As you can see, the state of manufacturing is forecasting some dire demand issues around the globe, in spite of equity market trends. A possible symptom pressuring demand could be the imposed sequester, as far as the U.S. is concerned. In a recent note to clients, Muhammed El- Erian, famed chief executive at Pimco, noted that the sequester's effects should not be deemed inconsequential. One impact, he notes, will be that people will be less likely to fly the more they hear about delays. Indeed, Delta Air Lines Inc. (NYSE:DAL) invoked the sequester in its earnings report on Tuesday, when it said cuts in government spending resulted in fewer late bookings (generally at higher fares) in March and more of that, plus a softening of leisure demand, should translate into a 2% to 3% drop in April unit revenue.
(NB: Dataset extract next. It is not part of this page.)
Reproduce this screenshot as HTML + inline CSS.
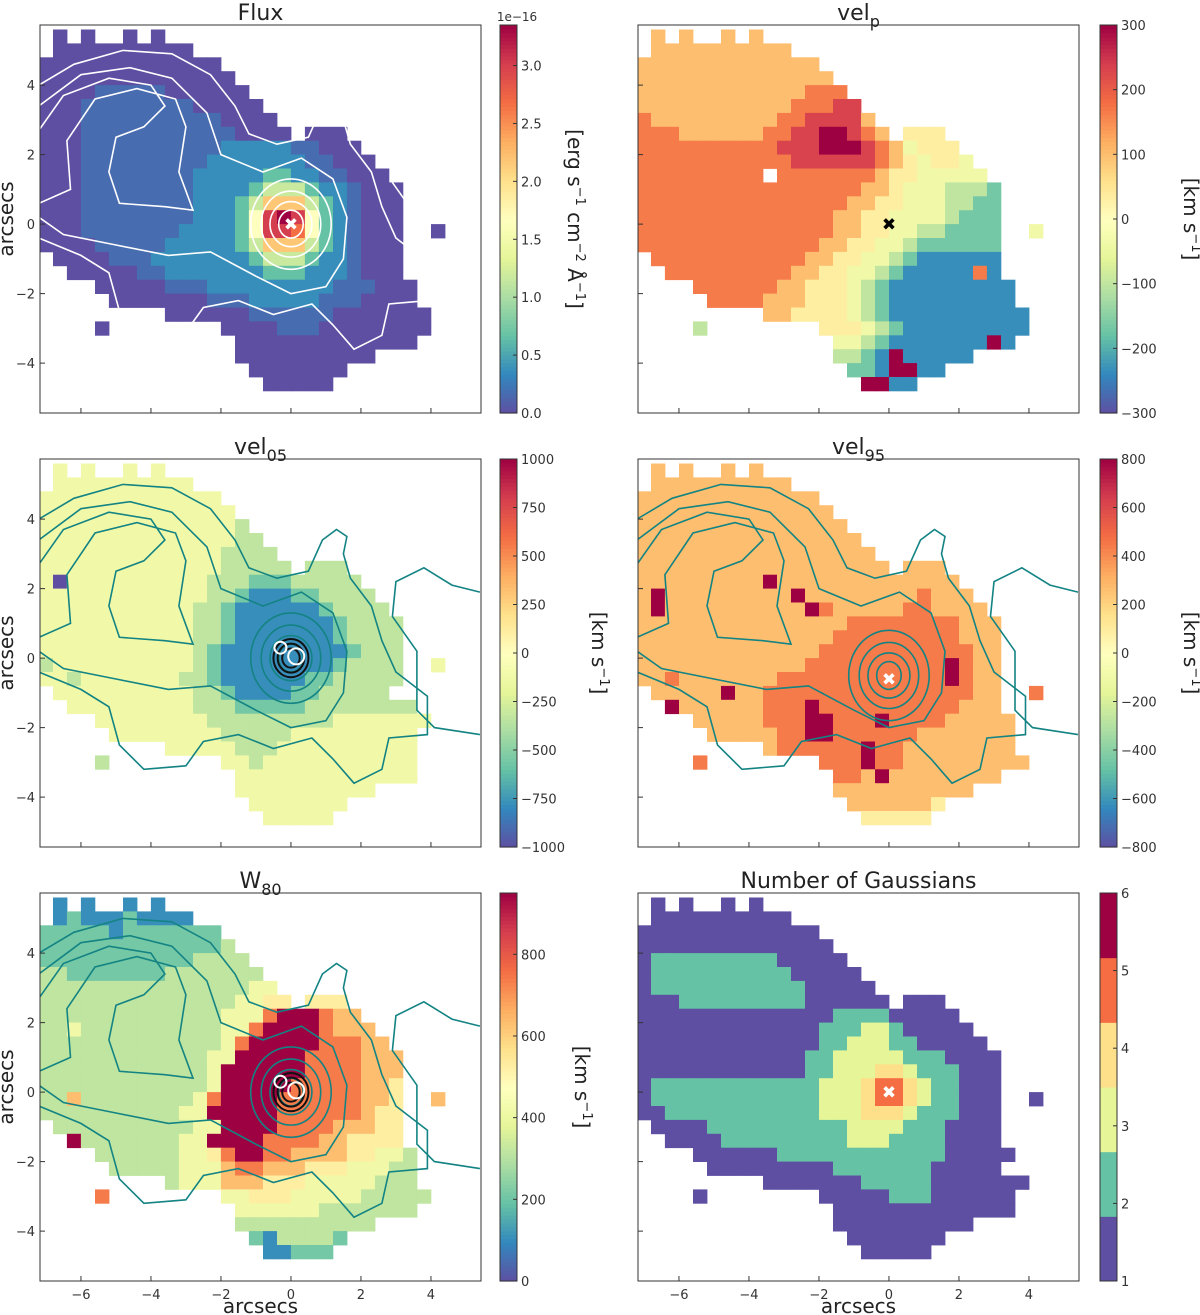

Investors in the U.S had one more nugget of important and disappointing economic data to digest today ahead of the opening bell. Orders for big-ticket U.S. items sank 5.7% in March, mainly because of fewer jetliner bookings, but demand softened for most durable goods last month. Economists surveyed by Reuters had expected orders to drop 3.2%. Stripping out the volatile transportation sector, orders fell a smaller 1.4%, the Commerce Department said Wednesday. Orders for core capital goods, a key barometer of private-sector business investment, edged up 0.2% after a 4.8% decline in February. Shipments of core capital goods, a category used to calculate quarterly economic growth, rose 0.3% in March. Durable orders for February, meanwhile, were revised down to show a 4.3% gain from a prior reading of a 5.6% increase. The latest report suggests that activity in the manufacturing sector cooled off a bit toward the end of the first quarter, a trend evident in other industry data.
Investors have to consider the economic data as a foreshadowing of future results to come. In light of the recent economic data, coupled with the equity markets' advancement, one has to consider whether or not the equity markets are in some type of bubble and when that respective bubble might burst.